Systematic Debugging
Random fixes waste time + create new bugs.
Iron Law: NO FIXES WITHOUT ROOT CAUSE INVESTIGATION FIRST.
4 Phases
Phase 1: Root Cause Investigation
- Read errors carefully — stack traces, line numbers
- Reproduce consistently — exact steps. Intermittent? Add logging at component boundaries to capture state on next occurrence.
- Check recent changes — git diff, new deps
- Gather evidence at component boundaries
- Trace data flow to source
Phase 2: Pattern Analysis
- Find working examples in codebase
- Read reference implementation COMPLETELY
- List ALL differences
- Understand dependencies, config, assumptions
Phase 3: Hypothesis + Testing
- Form single hypothesis: "X is root cause because Y"

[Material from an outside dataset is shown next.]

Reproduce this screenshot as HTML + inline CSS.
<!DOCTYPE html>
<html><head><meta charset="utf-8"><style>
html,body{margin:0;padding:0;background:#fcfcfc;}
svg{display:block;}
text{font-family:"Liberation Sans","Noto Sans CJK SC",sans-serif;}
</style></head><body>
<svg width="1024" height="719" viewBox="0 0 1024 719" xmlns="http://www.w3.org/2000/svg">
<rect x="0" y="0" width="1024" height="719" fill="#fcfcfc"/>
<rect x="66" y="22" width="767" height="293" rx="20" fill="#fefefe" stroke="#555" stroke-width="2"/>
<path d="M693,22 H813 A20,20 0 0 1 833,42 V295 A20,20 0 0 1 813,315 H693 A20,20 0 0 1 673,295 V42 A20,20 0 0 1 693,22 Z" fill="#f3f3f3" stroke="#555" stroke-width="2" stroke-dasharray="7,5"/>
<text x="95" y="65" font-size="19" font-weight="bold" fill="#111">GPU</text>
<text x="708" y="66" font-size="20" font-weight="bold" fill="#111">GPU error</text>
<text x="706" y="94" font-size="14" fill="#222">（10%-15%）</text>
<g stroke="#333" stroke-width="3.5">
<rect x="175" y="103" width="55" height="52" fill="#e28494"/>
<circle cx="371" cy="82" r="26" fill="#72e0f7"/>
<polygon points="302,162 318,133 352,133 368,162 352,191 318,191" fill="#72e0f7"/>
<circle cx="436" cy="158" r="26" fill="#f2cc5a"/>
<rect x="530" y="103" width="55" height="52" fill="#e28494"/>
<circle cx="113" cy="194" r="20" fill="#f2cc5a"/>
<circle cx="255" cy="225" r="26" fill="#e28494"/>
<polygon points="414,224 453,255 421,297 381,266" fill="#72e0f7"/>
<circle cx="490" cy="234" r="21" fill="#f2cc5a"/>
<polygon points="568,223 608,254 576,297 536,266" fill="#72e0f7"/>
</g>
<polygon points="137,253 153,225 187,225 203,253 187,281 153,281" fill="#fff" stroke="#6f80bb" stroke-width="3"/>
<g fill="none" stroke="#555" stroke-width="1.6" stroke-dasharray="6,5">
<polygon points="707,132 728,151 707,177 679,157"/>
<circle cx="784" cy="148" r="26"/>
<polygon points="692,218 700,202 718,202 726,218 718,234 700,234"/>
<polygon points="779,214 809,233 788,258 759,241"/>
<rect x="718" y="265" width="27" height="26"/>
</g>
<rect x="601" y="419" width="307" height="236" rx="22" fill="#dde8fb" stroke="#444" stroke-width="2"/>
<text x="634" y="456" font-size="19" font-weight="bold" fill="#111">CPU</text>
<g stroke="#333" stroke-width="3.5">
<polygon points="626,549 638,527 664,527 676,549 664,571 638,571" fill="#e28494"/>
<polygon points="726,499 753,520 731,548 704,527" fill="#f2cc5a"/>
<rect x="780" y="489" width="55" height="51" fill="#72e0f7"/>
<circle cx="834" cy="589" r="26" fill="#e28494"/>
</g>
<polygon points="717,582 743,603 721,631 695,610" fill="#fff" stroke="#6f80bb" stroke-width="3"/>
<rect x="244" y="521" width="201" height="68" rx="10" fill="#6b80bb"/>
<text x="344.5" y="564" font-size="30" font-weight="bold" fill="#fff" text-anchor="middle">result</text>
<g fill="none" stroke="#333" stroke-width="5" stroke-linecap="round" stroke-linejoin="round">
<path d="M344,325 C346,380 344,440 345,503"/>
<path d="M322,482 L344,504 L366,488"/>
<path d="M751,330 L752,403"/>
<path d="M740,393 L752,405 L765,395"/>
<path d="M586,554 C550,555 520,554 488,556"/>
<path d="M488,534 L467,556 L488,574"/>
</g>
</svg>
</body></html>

1b. Oracle test (when applicable): Compare current behavior against a known-good baseline to confirm the bug and isolate its scope. Options: available worktree from pool (git worktree list— detached HEAD = available), reference implementation, or reduced test case with known-correct output. Creating a new worktree is expensive — justify only when the bug is non-obvious and affects multiple components. Return worktree to detached HEAD when done. - 3+ plausible hypotheses: STOP — spawn parallel subagents (one per hypothesis, each traces one, reports evidence for/against). At 3+ hypotheses, sequential testing wastes time because each test cycle is slow; parallel investigation covers more ground faster.

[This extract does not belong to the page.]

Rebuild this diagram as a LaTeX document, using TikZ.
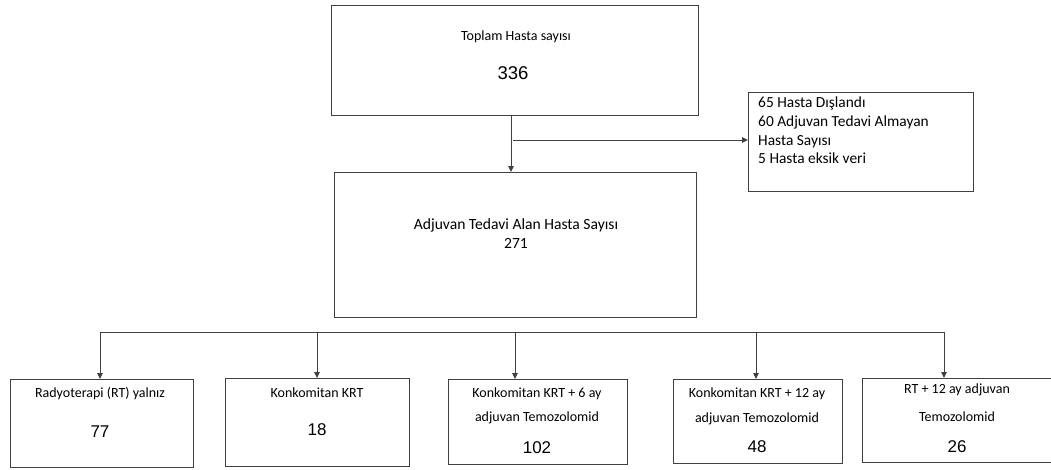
\documentclass[tikz,border=0pt]{standalone}
\usepackage{fontspec}
\setmainfont{Carlito}
\newfontfamily\arialf{Liberation Sans}
\usetikzlibrary{arrows.meta,calc}
\begin{document}
\begin{tikzpicture}[x=1pt,y=-1pt,
  box/.style={draw=black!75, line width=0.9pt, rectangle, inner sep=0pt, anchor=north west},
  lbl/.style={inner sep=0pt, text height=0.68em, text depth=0.18em, font=\fontsize{14}{16}\selectfont},
  num/.style={inner sep=0pt, text height=0.72em, text depth=0em, font=\arialf\fontsize{17}{19}\selectfont},
  conn/.style={draw=black!75, line width=0.9pt},
  arr/.style={conn, -{Triangle[length=6pt,width=5.5pt]}}]
\clip (0,0) rectangle (1051,469);
\useasboundingbox (0,0) rectangle (1051,469);
\fill[white] (0,0) rectangle (1051,469);
% boxes
\node[box, minimum width=367pt, minimum height=110pt] (top) at (331,5) {};
\node[box, minimum width=225pt, minimum height=99pt] (rb) at (748,92) {};
\node[box, minimum width=362pt, minimum height=145pt] (mid) at (334,172) {};
\node[box, minimum width=183pt, minimum height=88pt] (b1) at (10,379) {};
\node[box, minimum width=184pt, minimum height=88pt] (b2) at (225,378) {};
\node[box, minimum width=179pt, minimum height=85pt] (b3) at (448,379) {};
\node[box, minimum width=169pt, minimum height=84pt] (b4) at (673,379) {};
\node[box, minimum width=200pt, minimum height=84pt] (b5) at (862,378) {};
% texts
\node[lbl] (t1) at (516,38) {Toplam Hasta sayısı};
\node[num, font=\arialf\fontsize{18.5}{20}\selectfont] (t2) at (513,76) {336};
\node[lbl, anchor=west, font=\fontsize{15.4}{17}\selectfont] (r1) at (758,105) {65 Hasta Dışlandı};
\node[lbl, anchor=west, font=\fontsize{15.4}{17}\selectfont] (r2) at (758,124) {60 Adjuvan Tedavi Almayan};
\node[lbl, anchor=west, font=\fontsize{15.4}{17}\selectfont] (r3) at (758,142.5) {Hasta Sayısı};
\node[lbl, anchor=west, font=\fontsize{15.4}{17}\selectfont] (r4) at (758,161) {5 Hasta eksik veri};
\node[lbl, font=\fontsize{15.6}{17}\selectfont] (m1) at (516,227) {Adjuvan Tedavi Alan Hasta Sayısı};
\node[lbl, font=\fontsize{15.6}{17}\selectfont] (m2) at (516,246) {271};
\node[lbl] (l1) at (100,395) {Radyoterapi (RT) yalnız};
\node[num] (n1) at (100,434) {77};
\node[lbl] (l2) at (317,395) {Konkomitan KRT};
\node[num] (n2) at (317,432) {18};
\node[lbl] (l3a) at (537,395) {Konkomitan KRT + 6 ay};
\node[lbl] (l3b) at (537,419) {adjuvan Temozolomid};
\node[num] (n3) at (537,450) {102};
\node[lbl] (l4a) at (757,395) {Konkomitan KRT + 12 ay};
\node[lbl] (l4b) at (757,420) {adjuvan Temozolomid};
\node[num] (n4) at (757,449) {48};
\node[lbl] (l5a) at (957,391) {RT + 12 ay adjuvan};
\node[lbl] (l5b) at (957,419) {Temozolomid};
\node[num] (n5) at (957,449) {26};
% connectors
\coordinate (tdown) at (511,115);
\draw[arr] (tdown) -- (tdown |- mid.north);
\coordinate (br) at (513,140);
\draw[arr] (br) -- (br -| rb.west);
\coordinate (busL) at (100,332);
\coordinate (busR) at (944,332);
\draw[conn] (busL) -- (busR);
\coordinate (c1) at (100,332);
\coordinate (c2) at (317,332);
\coordinate (c3) at (515,332);
\coordinate (c4) at (756,332);
\coordinate (c5) at (944,332);
\draw[arr] (c1) -- (c1 |- b1.north);
\draw[arr] (c2) -- (c2 |- b2.north);
\draw[arr] (c3) -- (c3 |- b3.north);
\draw[arr] (c4) -- (c4 |- b4.north);
\draw[arr] (c5) -- (c5 |- b5.north);
\end{tikzpicture}
\end{document}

- SMALLEST possible change to test
- One variable at a time
- Worked → Phase 4. Didn't → NEW hypothesis (if 3rd, parallelize per step 2)

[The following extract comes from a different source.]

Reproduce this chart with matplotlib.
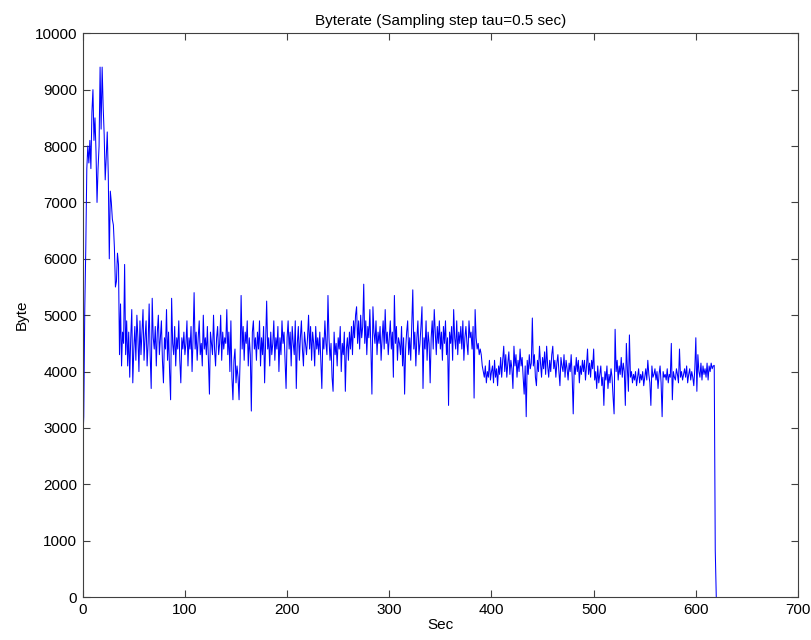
import matplotlib
matplotlib.use("Agg")
import matplotlib.pyplot as plt
import numpy as np

plt.rcParams["font.family"] = ["Liberation Sans", "DejaVu Sans"]

# byterate samples at 1 s spacing
ramp_up = [  # 0-39 s
    2700, 3200, 5100, 6200, 7600, 8000, 7700, 8100, 7600, 8600,
    9000, 8100, 8500, 7900, 7000, 7600, 8000, 9400, 8300, 9400,
    8700, 8200, 7400, 7800, 8250, 7500, 6000, 7200, 7000, 6700,
    6600, 6200, 5500, 5600, 6100, 5900, 4300, 5200, 4100, 4700,
]
plateau_a = [  # 40-139 s
    4500, 5900, 4300, 4900, 4100, 4700, 3900, 4600, 5100, 3800,
    4400, 4800, 4200, 5000, 4600, 4000, 4900, 4300, 4700, 5100,
    4200, 4600, 4900, 4100, 4500, 5200, 4300, 3700, 5300, 4600,
    4400, 4800, 4100, 4700, 5000, 4300, 4600, 4900, 4200, 3800,
    4600, 4400, 5100, 4200, 4700, 4000, 3500, 5300, 4500, 4300,
    4800, 4100, 4600, 4400, 4900, 4200, 3800, 4600, 4400, 4700,
    4300, 4500, 4900, 4100, 4600, 4400, 4800, 4000, 4600, 5400,
    4400, 4700, 4200, 4600, 4900, 4300, 4500, 4100, 5000, 4400,
    4600, 4300, 4800, 4200, 3600, 4700, 4500, 4300, 5000, 4400,
    4100, 4600, 4800, 4300, 4500, 5000, 4200, 4700, 4400, 4600,
]
plateau_b = [  # 140-239 s
    4500, 5100, 4300, 4700, 4000, 4900, 3900, 3500, 4200, 4400,
    3800, 4100, 3900, 3500, 4200, 5350, 4400, 4800, 4200, 4700,
    4500, 4900, 4100, 4600, 4300, 3300, 4700, 4900, 4400, 4600,
    4200, 4700, 4400, 4900, 4100, 4600, 4300, 4800, 3800, 4500,
    5250, 4400, 4600, 4100, 4700, 4300, 4500, 4900, 4200, 4600,
    4400, 4800, 4000, 4600, 4300, 4900, 4500, 4700, 4200, 3700,
    4600, 4900, 4400, 4700, 4100, 4800, 4500, 4300, 4900, 3700,
    4500, 4800, 4200, 4600, 4900, 4400, 4100, 4700, 4500, 4300,
    4600, 5000, 4400, 4800, 4200, 4700, 4500, 4100, 4800, 4400,
    4600, 4300, 4700, 4200, 3700, 4600, 4400, 4900, 4500, 4300,
]
plateau_c = [  # 240-339 s
    5350, 4600, 4200, 4500, 3900, 3650, 4700, 4300, 4500, 4100,
    4600, 4400, 4800, 4000, 4500, 4300, 4700, 3650, 4400, 4600,
    4200, 4700, 4400, 4800, 4300, 4900, 4600, 5000, 5150, 4500,
    4900, 4400, 5000, 4600, 4800, 5550, 4500, 4900, 4300, 4800,
    4600, 5100, 4400, 3600, 5150, 4700, 4500, 4900, 4300, 4700,
    4500, 4800, 4200, 4600, 4900, 4400, 5100, 4500, 4700, 4300,
    4600, 4900, 4400, 4700, 3900, 5350, 4500, 4800, 4200, 4600,
    4500, 4300, 4800, 4100, 4600, 3600, 4400, 4700, 4900, 4300,
    4600, 4200, 4800, 5450, 4400, 4700, 4100, 4600, 4900, 4300,
    4500, 4800, 5150, 3700, 4600, 4400, 4900, 4200, 4700, 4500,
]
plateau_d = [  # 340-389 s
    3800, 4600, 4900, 4400, 5100, 4700, 4300, 4800, 4500, 4900,
    4400, 4700, 4200, 4800, 4500, 4900, 4300, 4600, 3400, 4700,
    4500, 4800, 4200, 5100, 4600, 4400, 4900, 4300, 4700, 4500,
    4800, 4400, 4900, 4200, 4600, 4800, 4500, 4300, 4900, 4600,
    4700, 4400, 4800, 3530, 5100, 4600, 4400, 4500, 4300, 4400,
]
lower_a = [  # 390-489 s
    4300, 4100, 4000, 3900, 4100, 3800, 4000, 3900, 4200, 3850,
    4000, 4100, 3800, 4200, 3900, 4050, 3750, 4100, 3950, 4250,
    3900, 4200, 4450, 4000, 4300, 3900, 4150, 4350, 3950, 4200,
    4050, 3700, 4450, 4100, 4300, 3900, 4200, 4000, 4400, 4100,
    4250, 3900, 3600, 4100, 3200, 4200, 3950, 4300, 4050, 4150,
    4950, 4100, 4300, 3900, 3750, 4200, 4000, 4450, 4150, 3900,
    4250, 4050, 4350, 3950, 4450, 4100, 3900, 4200, 4000, 4300,
    4450, 4050, 4200, 3900, 4150, 4300, 4000, 3750, 4250, 4100,
    4000, 4300, 3900, 4200, 4050, 3850, 4150, 4000, 4300, 3900,
    3250, 4100, 3950, 4250, 4000, 4200, 3800, 4100, 3950, 4200,
]
lower_b = [  # 490-589 s
    4000, 4200, 3850, 4100, 4400, 3950, 4150, 3900, 4200, 4050,
    4400, 3850, 4000, 3700, 4100, 3800, 3950, 4100, 3750, 3900,
    3400, 4000, 3850, 4100, 3700, 3950, 3800, 4050, 3900, 3550,
    3250, 4750, 4000, 4200, 3850, 4100, 3950, 4250, 3900, 4150,
    4000, 3400, 4500, 4050, 3650, 4650, 3900, 4000, 3800, 3950,
    3850, 4000, 3750, 3900, 4050, 3800, 3950, 3850, 4000, 3750,
    3900, 4050, 3850, 4200, 3950, 3800, 3400, 4100, 3900, 3950,
    4050, 3850, 4000, 3700, 3950, 4100, 3800, 3200, 4000, 3900,
    3950, 3850, 4050, 3800, 3950, 3900, 4500, 3500, 4000, 3900,
    3850, 4050, 3950, 3800, 4400, 3900, 4000, 3850, 3950, 4050,
]
lower_c = [  # 590-620 s, transfer ends
    3900, 4100, 3800, 3950, 4050, 3850, 4000, 3900, 3750, 4050,
    4600, 3650, 4300, 4000, 3900, 4150, 3850, 4100, 3950, 4050,
    3900, 4150, 3850, 4100, 4000, 4150, 4050, 4100, 4110, 830, 0,
]

byterate = np.array(ramp_up + plateau_a + plateau_b + plateau_c
                    + plateau_d + lower_a + lower_b + lower_c, dtype=float)
sec = np.arange(len(byterate)) * 1.0

fig = plt.figure(figsize=(8.11, 6.40), dpi=100)
ax = fig.add_axes([0.102, 0.067, 0.882, 0.881])
ax.plot(sec, byterate, color="#0000ff", lw=0.75)

ax.set_xlim(0, 700)
ax.set_ylim(0, 10000)
ax.set_xticks(np.arange(0, 701, 100))
ax.set_yticks(np.arange(0, 10001, 1000))
ax.tick_params(direction="in", top=True, right=True, length=5,
               labelsize=11, color="#404040", pad=4)
for s in ax.spines.values():
    s.set_color("#404040")
    s.set_linewidth(0.8)

ax.set_title("Byterate (Sampling step tau=0.5 sec)", fontsize=11, pad=6)
ax.set_xlabel("Sec", fontsize=11, labelpad=1)
ax.set_ylabel("Byte", fontsize=11, labelpad=4)

fig.savefig("out.png", dpi=100)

Exit condition: If 3 hypotheses all fail, re-enter Phase 1 with broader scope — re-examine assumptions and widen the investigation boundary. If Phase 1 re-entry also stalls, escalate as architectural (see "3+ Fixes" below).
Phase 4: Implementation
- Create failing test that reproduces the bug
- Single fix — ONE change
- Verify — test passes, no regressions
- Fix doesn't work? < 3 attempts → Phase 1. >= 3 → architectural issue
3+ Fixes = Question Architecture
Repeated fixes without root cause understanding signal a design problem, not a surface bug. Continuing tactical patches compounds tech debt and masks the real issue.
![ "$CLAUDE_NON_INTERACTIVE" = "1" ] && echo "Document concern in task description, attempt one structural fix, surface to caller." || echo "STOP. Discuss with human before more fixes."
Red Flags → Return to Phase 1
Listed from most dangerous (zero investigation) to least:
- Proposing solutions before tracing data flow — guessing, not debugging
- "It's probably X" — hypothesis without evidence
- "Add multiple changes, run tests" — shotgun debugging masks root cause
- "Quick fix for now" / "Just try changing X" — deferral that compounds
- "Skip test" — removing the only verification signal